**Exercise goal**.
Of the lines below, how many hold the string "diagram"? Give only the number.

**Extracted entries**.
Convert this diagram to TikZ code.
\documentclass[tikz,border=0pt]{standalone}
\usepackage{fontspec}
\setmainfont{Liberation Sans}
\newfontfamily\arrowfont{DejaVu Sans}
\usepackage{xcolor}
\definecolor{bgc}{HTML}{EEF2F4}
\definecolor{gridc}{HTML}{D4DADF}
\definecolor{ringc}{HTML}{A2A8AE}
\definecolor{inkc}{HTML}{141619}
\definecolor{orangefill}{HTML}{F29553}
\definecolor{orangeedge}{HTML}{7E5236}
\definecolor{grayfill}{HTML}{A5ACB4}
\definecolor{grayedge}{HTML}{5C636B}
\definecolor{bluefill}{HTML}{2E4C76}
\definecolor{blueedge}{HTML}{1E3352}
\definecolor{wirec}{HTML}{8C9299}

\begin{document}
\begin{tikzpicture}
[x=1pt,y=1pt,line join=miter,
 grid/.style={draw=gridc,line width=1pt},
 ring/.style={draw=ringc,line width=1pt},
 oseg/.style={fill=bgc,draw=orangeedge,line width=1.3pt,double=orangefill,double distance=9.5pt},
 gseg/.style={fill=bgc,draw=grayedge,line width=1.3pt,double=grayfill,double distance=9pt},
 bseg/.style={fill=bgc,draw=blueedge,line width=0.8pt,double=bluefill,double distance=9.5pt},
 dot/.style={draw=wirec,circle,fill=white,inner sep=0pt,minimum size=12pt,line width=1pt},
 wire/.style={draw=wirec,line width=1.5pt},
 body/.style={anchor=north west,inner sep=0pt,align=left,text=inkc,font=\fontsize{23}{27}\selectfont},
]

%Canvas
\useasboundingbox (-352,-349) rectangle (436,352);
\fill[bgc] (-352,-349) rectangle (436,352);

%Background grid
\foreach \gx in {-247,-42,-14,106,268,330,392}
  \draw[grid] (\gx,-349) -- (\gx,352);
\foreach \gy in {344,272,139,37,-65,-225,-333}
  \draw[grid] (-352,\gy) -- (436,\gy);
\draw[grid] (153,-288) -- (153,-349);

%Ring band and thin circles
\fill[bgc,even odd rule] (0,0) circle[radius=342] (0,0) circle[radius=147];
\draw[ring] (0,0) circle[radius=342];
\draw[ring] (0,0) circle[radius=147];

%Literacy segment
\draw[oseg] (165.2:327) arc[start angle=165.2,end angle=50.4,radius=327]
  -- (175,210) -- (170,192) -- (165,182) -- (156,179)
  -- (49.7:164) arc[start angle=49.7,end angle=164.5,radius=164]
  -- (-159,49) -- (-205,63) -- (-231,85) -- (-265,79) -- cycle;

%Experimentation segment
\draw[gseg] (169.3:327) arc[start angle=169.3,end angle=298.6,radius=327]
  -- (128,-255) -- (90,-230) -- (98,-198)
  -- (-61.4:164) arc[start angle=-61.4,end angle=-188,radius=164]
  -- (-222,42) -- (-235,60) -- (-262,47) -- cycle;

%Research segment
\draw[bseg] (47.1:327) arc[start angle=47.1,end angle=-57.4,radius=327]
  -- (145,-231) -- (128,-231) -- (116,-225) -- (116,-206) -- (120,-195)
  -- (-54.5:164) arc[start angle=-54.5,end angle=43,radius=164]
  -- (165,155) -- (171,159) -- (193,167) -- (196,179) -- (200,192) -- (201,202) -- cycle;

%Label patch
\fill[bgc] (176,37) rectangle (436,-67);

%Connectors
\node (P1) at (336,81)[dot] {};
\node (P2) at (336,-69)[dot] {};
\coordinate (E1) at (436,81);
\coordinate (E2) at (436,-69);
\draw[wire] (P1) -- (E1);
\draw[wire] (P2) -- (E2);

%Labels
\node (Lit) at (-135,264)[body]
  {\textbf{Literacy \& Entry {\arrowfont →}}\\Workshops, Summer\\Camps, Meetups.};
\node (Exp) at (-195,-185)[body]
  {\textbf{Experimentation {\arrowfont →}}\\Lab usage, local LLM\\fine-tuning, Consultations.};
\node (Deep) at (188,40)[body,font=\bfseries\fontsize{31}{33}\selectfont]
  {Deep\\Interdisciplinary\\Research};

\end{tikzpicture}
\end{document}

...

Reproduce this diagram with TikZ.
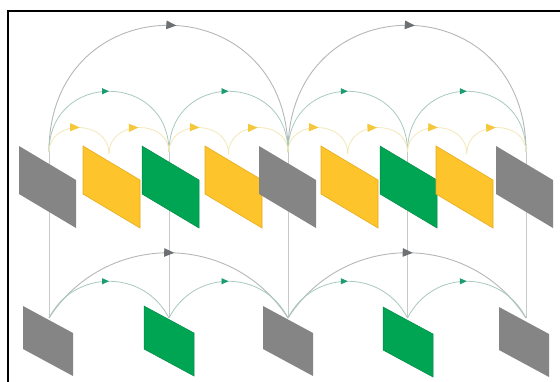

**Exercise solution**.
2